Records from a data collection

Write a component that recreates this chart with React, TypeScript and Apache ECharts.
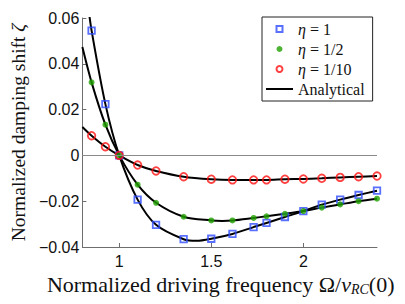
import React, { useEffect, useRef } from "react";
import * as echarts from "echarts";

// Simulation sample positions (normalized driving frequency)
const xs = [0.85, 0.925, 1.0, 1.1, 1.2, 1.35, 1.5, 1.615, 1.73, 1.8, 1.9, 2.0, 2.1, 2.2, 2.3, 2.4];
// Simulated damping shift for each eta
const eta1 = [0.0545, 0.0224, 0, -0.0193, -0.0303, -0.0366, -0.0364, -0.0343, -0.0313, -0.0295, -0.0269, -0.0243, -0.0215, -0.0193, -0.0173, -0.0154];
const eta2 = [0.0319, 0.0134, 0, -0.0128, -0.0207, -0.0268, -0.0284, -0.0284, -0.0273, -0.0266, -0.0255, -0.0243, -0.0228, -0.0214, -0.02, -0.0189];
const eta10 = [0.0086, 0.0038, 0, -0.0042, -0.0068, -0.0093, -0.0104, -0.0107, -0.0107, -0.0107, -0.0104, -0.0103, -0.01, -0.0096, -0.0093, -0.009];

// Analytical curves
const anaX1 = [0.83, 0.85, 0.925, 1.0, 1.1, 1.2, 1.35, 1.42, 1.5, 1.615, 1.73, 1.8, 1.9, 2.0, 2.1, 2.2, 2.3, 2.4];
const anaY1 = [0.066, 0.0545, 0.0224, 0, -0.0193, -0.0303, -0.0366, -0.0373, -0.0364, -0.0343, -0.0313, -0.0295, -0.0269, -0.0243, -0.0215, -0.0193, -0.0173, -0.0154];
const anaX2 = [0.8, 0.85, 0.925, 1.0, 1.1, 1.2, 1.35, 1.5, 1.56, 1.615, 1.73, 1.8, 1.9, 2.0, 2.1, 2.2, 2.3, 2.4];
const anaY2 = [0.0473, 0.0319, 0.0134, 0, -0.0128, -0.0207, -0.0268, -0.0284, -0.0286, -0.0284, -0.0273, -0.0266, -0.0255, -0.0243, -0.0228, -0.0214, -0.02, -0.0189];
const anaX10 = [0.8, 0.85, 0.925, 1.0, 1.1, 1.2, 1.35, 1.5, 1.615, 1.73, 1.8, 1.9, 2.0, 2.1, 2.2, 2.3, 2.4];
const anaY10 = [0.0124, 0.0086, 0.0038, 0, -0.0042, -0.0068, -0.0093, -0.0104, -0.0107, -0.0107, -0.0107, -0.0104, -0.0103, -0.01, -0.0096, -0.0093, -0.009];

const xTicks = [1, 1.5, 2];
const legendNames = ["η = 1", "η = 1/2", "η = 1/10", "Analytical"];

const pair = (x: number[], y: number[]) => x.map((v, i) => [v, y[i]]);

const SERIF = "'Liberation Serif', 'Times New Roman', serif";
const SANS = "'Liberation Sans', Arial, Helvetica, sans-serif";
const SQUARE = "path://M0,0L10,0L10,10L0,10Z";
const BAR = "path://M0,0L27,0L27,2L0,2Z";

export default function App() {
  const ref = useRef<HTMLDivElement>(null);
  useEffect(() => {
    if (!ref.current) return;
    const chart = echarts.init(ref.current, undefined, { renderer: "svg" });
    const blue = "#2f4cff";
    const green = "#1fa000";
    const red = "#ff1010";
    const lineStyle = { color: "#000", width: 2 };
    chart.setOption({
      animation: false,
      backgroundColor: "#fff",
      grid: { left: 62, top: 18, right: 28, bottom: 57, containLabel: false },
      xAxis: {
        type: "value",
        min: 0.8,
        max: 2.4,
        name: "{n|Normalized driving frequency Ω/}{i|ν}{s|RC}{n|(0)}",
        nameLocation: "middle",
        nameGap: 14,
        nameTextStyle: {
          padding: [0, 18, 0, 0],
          rich: {
            n: { fontFamily: SERIF, fontSize: 22, lineHeight: 24, color: "#111" },
            i: { fontFamily: SERIF, fontSize: 22, lineHeight: 24, fontStyle: "italic", color: "#111" },
            s: { fontFamily: SERIF, fontSize: 14, lineHeight: 24, fontStyle: "italic", color: "#111", verticalAlign: "bottom" },
          },
        },
        axisLine: { show: true, onZero: false, lineStyle: { color: "#6e6e6e", width: 1 } },
        axisTick: { show: true, inside: true, length: 4, customValues: xTicks, lineStyle: { color: "#6e6e6e" } },
        axisLabel: {
          customValues: xTicks,
          margin: 6,
          fontFamily: SANS,
          fontSize: 16,
          color: "#111",
          formatter: (v: number) => String(v),
        },
        splitLine: { show: false },
      },
      yAxis: {
        type: "value",
        min: -0.04,
        max: 0.06,
        interval: 0.02,
        name: "{n|Normalized damping shift }{i|ζ}",
        nameLocation: "middle",
        nameGap: 51,
        nameTextStyle: {
          rich: {
            n: { fontFamily: SERIF, fontSize: 19.5, color: "#111" },
            i: { fontFamily: SERIF, fontSize: 19.5, fontStyle: "italic", color: "#111" },
          },
        },
        axisLine: { show: true, onZero: false, lineStyle: { color: "#6e6e6e", width: 1 } },
        axisTick: { show: true, inside: true, length: 4, lineStyle: { color: "#6e6e6e" } },
        axisLabel: {
          margin: 3,
          fontFamily: SANS,
          fontSize: 16,
          color: "#111",
          formatter: (v: number) => {
            if (Math.abs(v) < 1e-9) return "0";
            return (v < 0 ? "−" : "") + Math.abs(v).toFixed(2);
          },
        },
        splitLine: { show: false },
      },
      legend: {
        orient: "vertical",
        left: 262,
        top: 17,
        data: [
          { name: legendNames[0], icon: SQUARE },
          { name: legendNames[1] },
          { name: legendNames[2] },
          { name: legendNames[3], icon: BAR },
        ],
        itemWidth: 27,
        itemHeight: 6,
        itemGap: 2,
        padding: [3, 8, 3, 4],
        borderColor: "#222",
        borderWidth: 1,
        backgroundColor: "#fff",
        formatter: (name: string) => name.replace("η", "{i|η}"),
        textStyle: {
          fontFamily: SERIF,
          fontSize: 16,
          color: "#111",
          lineHeight: 18,
          rich: {
            i: { fontFamily: SERIF, fontSize: 16, fontStyle: "italic", color: "#111", lineHeight: 18 },
          },
        },
      },
      series: [
        {
          name: "Analytical",
          type: "line",
          data: pair(anaX1, anaY1),
          symbol: "none",
          smooth: 0.3,
          lineStyle,
          itemStyle: { color: "#000" },
          z: 2,
          markLine: {
            silent: true,
            symbol: "none",
            label: { show: false },
            lineStyle: { color: "#8a8a8a", width: 1, type: "solid" },
            data: [{ yAxis: 0 }],
          },
        },
        {
          name: "Analytical",
          type: "line",
          data: pair(anaX2, anaY2),
          symbol: "none",
          smooth: 0.3,
          lineStyle,
          itemStyle: { color: "#000" },
          z: 2,
        },
        {
          name: "Analytical",
          type: "line",
          data: pair(anaX10, anaY10),
          symbol: "none",
          smooth: 0.3,
          lineStyle,
          itemStyle: { color: "#000" },
          z: 2,
        },
        {
          name: "η = 1",
          type: "scatter",
          data: pair(xs, eta1),
          symbol: SQUARE,
          symbolSize: 6.5,
          itemStyle: { color: "rgba(255,255,255,0)", borderColor: blue, borderWidth: 1.8 },
          z: 3,
        },
        {
          name: "η = 1/2",
          type: "scatter",
          data: pair(xs, eta2),
          symbol: "circle",
          symbolSize: 6,
          itemStyle: { color: green },
          z: 3,
        },
        {
          name: "η = 1/10",
          type: "scatter",
          data: pair(xs, eta10),
          symbol: "circle",
          symbolSize: 7.5,
          itemStyle: { color: "rgba(255,255,255,0)", borderColor: red, borderWidth: 1.8 },
          z: 3,
        },
      ],
    });
    return () => chart.dispose();
  }, []);
  return (
    <div
      ref={ref}
      style={{ position: "absolute", left: 0, top: 0, width: 405, height: 304, background: "#fff" }}
    />
  );
}
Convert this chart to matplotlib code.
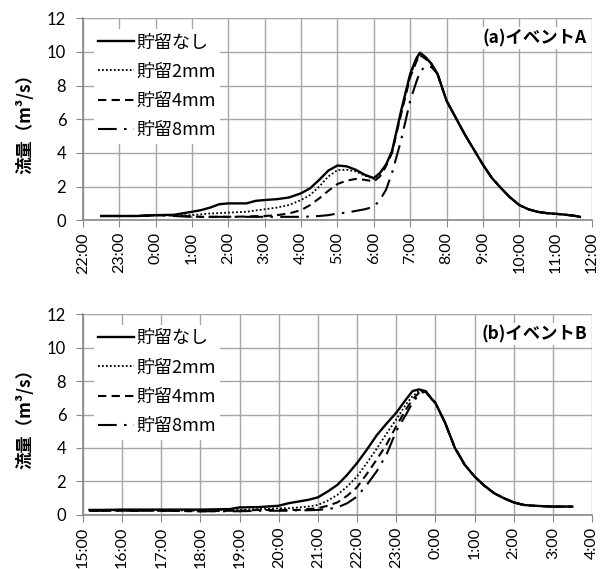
from matplotlib import pyplot as plt
from matplotlib.ticker import MultipleLocator

plt.rcParams['font.family'] = ['Lato', 'Noto Sans CJK JP', 'DejaVu Sans']

legend_names = ["貯留なし", "貯留2mm", "貯留4mm", "貯留8mm"]

# event A (start of axis = 22:00)
a_start = "22:00"
a_ticks = ["22:00", "23:00", "0:00", "1:00", "2:00", "3:00", "4:00", "5:00",
           "6:00", "7:00", "8:00", "9:00", "10:00", "11:00", "12:00"]
a_times = ["22:30", "23:00", "23:30", "0:00", "0:30", "1:00", "1:15", "1:30", "1:45", "2:00",
           "2:30", "2:45", "3:00", "3:20", "3:40", "4:00", "4:15", "4:30", "4:45", "5:00",
           "5:15", "5:30", "5:45", "6:00", "6:10", "6:20", "6:30", "6:45", "7:00", "7:10",
           "7:16", "7:25", "7:35", "7:45", "8:00", "8:15", "8:30", "8:45", "9:00", "9:15",
           "9:30", "9:45", "10:00", "10:15", "10:30", "10:45", "11:00", "11:15", "11:30", "11:40"]
a_tail = [7.1, 6.1, 5.1, 4.2, 3.3, 2.5, 1.9, 1.35, 0.9, 0.65, 0.5, 0.42, 0.38, 0.33, 0.27, 0.2]
a_none = [0.25, 0.25, 0.25, 0.3, 0.32, 0.5, 0.6, 0.75, 0.95, 1.0,
          1.0, 1.15, 1.2, 1.25, 1.35, 1.6, 1.9, 2.4, 2.95, 3.25,
          3.2, 3.0, 2.7, 2.5, 2.8, 3.3, 4.1, 6.5, 8.7, 9.6,
          9.95, 9.7, 9.3, 8.7] + a_tail
a_2mm = [0.25, 0.25, 0.25, 0.3, 0.3, 0.3, 0.35, 0.4, 0.42, 0.45,
         0.5, 0.58, 0.65, 0.75, 0.9, 1.2, 1.5, 2.0, 2.6, 2.98,
         3.0, 2.9, 2.65, 2.45, 2.75, 3.25, 4.05, 6.4, 8.6, 9.5,
         9.85, 9.65, 9.3, 8.7] + a_tail
a_4mm = [0.25, 0.25, 0.25, 0.3, 0.28, 0.22, 0.2, 0.2, 0.2, 0.2,
         0.22, 0.24, 0.25, 0.3, 0.4, 0.6, 0.9, 1.3, 1.75, 2.15,
         2.35, 2.45, 2.4, 2.3, 2.6, 3.2, 4.0, 6.3, 8.5, 9.4,
         9.8, 9.6, 9.25, 8.7] + a_tail
a_8mm = [0.25, 0.25, 0.25, 0.3, 0.25, 0.2, 0.2, 0.2, 0.2, 0.2,
         0.2, 0.2, 0.2, 0.2, 0.2, 0.2, 0.22, 0.25, 0.3, 0.4,
         0.45, 0.55, 0.65, 0.8, 1.2, 1.8, 2.8, 4.75, 7.1, 8.2,
         8.8, 9.15, 9.1, 8.7] + a_tail

# event B (start of axis = 15:00)
b_start = "15:00"
b_ticks = ["15:00", "16:00", "17:00", "18:00", "19:00", "20:00", "21:00", "22:00",
           "23:00", "0:00", "1:00", "2:00", "3:00", "4:00"]
b_times = ["15:10", "15:30", "16:00", "17:00", "18:00", "18:45", "19:00", "19:30", "20:00", "20:15",
           "20:30", "20:45", "21:00", "21:15", "21:30", "21:45", "22:00", "22:15", "22:30", "22:45",
           "23:00", "23:15", "23:25", "23:35", "23:45", "23:55", "0:00", "0:15", "0:30", "0:45",
           "1:00", "1:15", "1:30", "1:45", "2:00", "2:15", "2:30", "3:00", "3:30"]
b_tail = [6.9, 6.7, 5.5, 4.0, 3.0, 2.3, 1.75, 1.3, 1.0, 0.75, 0.6, 0.55, 0.5, 0.5]
b_none = [0.3, 0.3, 0.32, 0.32, 0.32, 0.35, 0.45, 0.47, 0.55, 0.7,
          0.8, 0.9, 1.05, 1.4, 1.8, 2.4, 3.1, 3.9, 4.75, 5.45,
          6.1, 6.9, 7.4, 7.5, 7.4] + b_tail
b_2mm = [0.25, 0.25, 0.28, 0.28, 0.25, 0.3, 0.3, 0.35, 0.4, 0.4,
         0.45, 0.5, 0.6, 0.85, 1.2, 1.7, 2.3, 3.1, 3.95, 4.85,
         5.7, 6.6, 7.1, 7.4, 7.35] + b_tail
b_4mm = [0.25, 0.25, 0.25, 0.25, 0.22, 0.25, 0.25, 0.3, 0.3, 0.3,
         0.3, 0.35, 0.4, 0.55, 0.75, 1.15, 1.65, 2.45, 3.3, 4.2,
         5.3, 6.3, 6.9, 7.3, 7.35] + b_tail
b_8mm = [0.25, 0.25, 0.25, 0.25, 0.22, 0.22, 0.22, 0.25, 0.25, 0.25,
         0.28, 0.28, 0.3, 0.35, 0.45, 0.7, 1.1, 1.8, 2.6, 3.6,
         5.0, 6.0, 6.7, 7.2, 7.4] + b_tail


def to_hours(label, start):
    h, m = map(int, label.split(":"))
    h0, m0 = map(int, start.split(":"))
    diff = (h + m / 60) - (h0 + m0 / 60)
    if diff < 0:
        diff += 24
    return diff


styles = [
    dict(linestyle="-", linewidth=1.7),
    dict(linestyle=(0, (1, 1.2)), linewidth=1.3),
    dict(linestyle=(0, (4, 2.5)), linewidth=1.5),
    dict(linestyle=(0, (9, 3.5, 1.2, 3.5)), linewidth=1.5),
]


def draw_event(ax, start, ticks, times, series, label):
    x = [to_hours(t, start) for t in times]
    for values, name, style in zip(series, legend_names, styles):
        ax.plot(x, values, color="black", label=name, **style)

    # one tick per hour
    tick_pos = list(range(len(ticks)))
    ax.set_xticks(tick_pos)
    ax.set_xticklabels(ticks, rotation=90, fontsize=11.5)
    ax.set_xlim(0, len(ticks) - 1)
    ax.set_ylim(0, 12)
    ax.yaxis.set_major_locator(MultipleLocator(2))
    ax.tick_params(axis="y", labelsize=12, length=5, pad=7, color="#888888")
    ax.tick_params(axis="x", length=5, color="#888888")
    ax.grid(True, color="#a6a6a6", linewidth=1)
    ax.set_axisbelow(True)
    for side in ["top", "right"]:
        ax.spines[side].set_visible(False)
    for side in ["left", "bottom"]:
        ax.spines[side].set_color("#888888")
        ax.spines[side].set_linewidth(1.2)
    ax.set_ylabel("流量（m³/s）", fontsize=12.5, fontweight="bold", labelpad=9,
                  family=["Noto Sans CJK JP", "DejaVu Sans"])

    leg = ax.legend(loc="upper left", bbox_to_anchor=(0.0, 1.0), frameon=True,
                    fancybox=False, edgecolor="none", framealpha=1,
                    handlelength=2.0, handletextpad=0.1, borderpad=0.25,
                    labelspacing=0.62, borderaxespad=0.6,
                    prop=dict(family=["Noto Sans CJK JP"], size=13))
    leg.get_frame().set_linewidth(0)
    ax.text(0.99, 0.9, label, transform=ax.transAxes, ha="right", va="center",
            fontsize=12.5, fontweight="bold", family=["Noto Sans CJK JP"],
            bbox=dict(facecolor="white", edgecolor="none", pad=1.5))


fig = plt.figure(figsize=(6.01, 5.69), dpi=100)
ax_a = fig.add_axes([0.138, 0.613, 0.847, 0.355])
ax_b = fig.add_axes([0.138, 0.095, 0.847, 0.353])

draw_event(ax_a, a_start, a_ticks, a_times, [a_none, a_2mm, a_4mm, a_8mm], "(a)イベントA")
draw_event(ax_b, b_start, b_ticks, b_times, [b_none, b_2mm, b_4mm, b_8mm], "(b)イベントB")

fig.savefig("out.png", dpi=100)
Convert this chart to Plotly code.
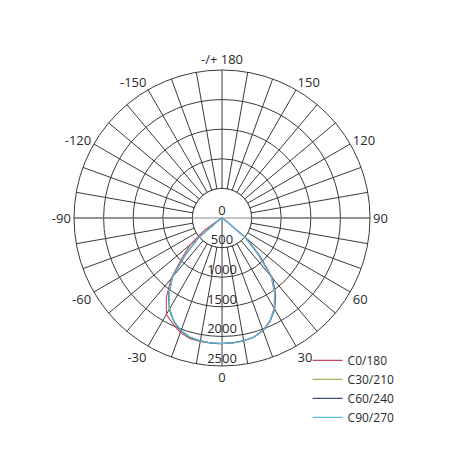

__WHAT THE TASK ASKS__:
Please extract exactly the lines of the data, from the first through the line containing "import * as", and add no pictures to the copy.

__RESPONSE FOR THIS EXERCISE__:
Write a component that recreates this chart with React, TypeScript and Apache ECharts.
import React, { useEffect, useRef } from "react";
import * as echarts from "echarts";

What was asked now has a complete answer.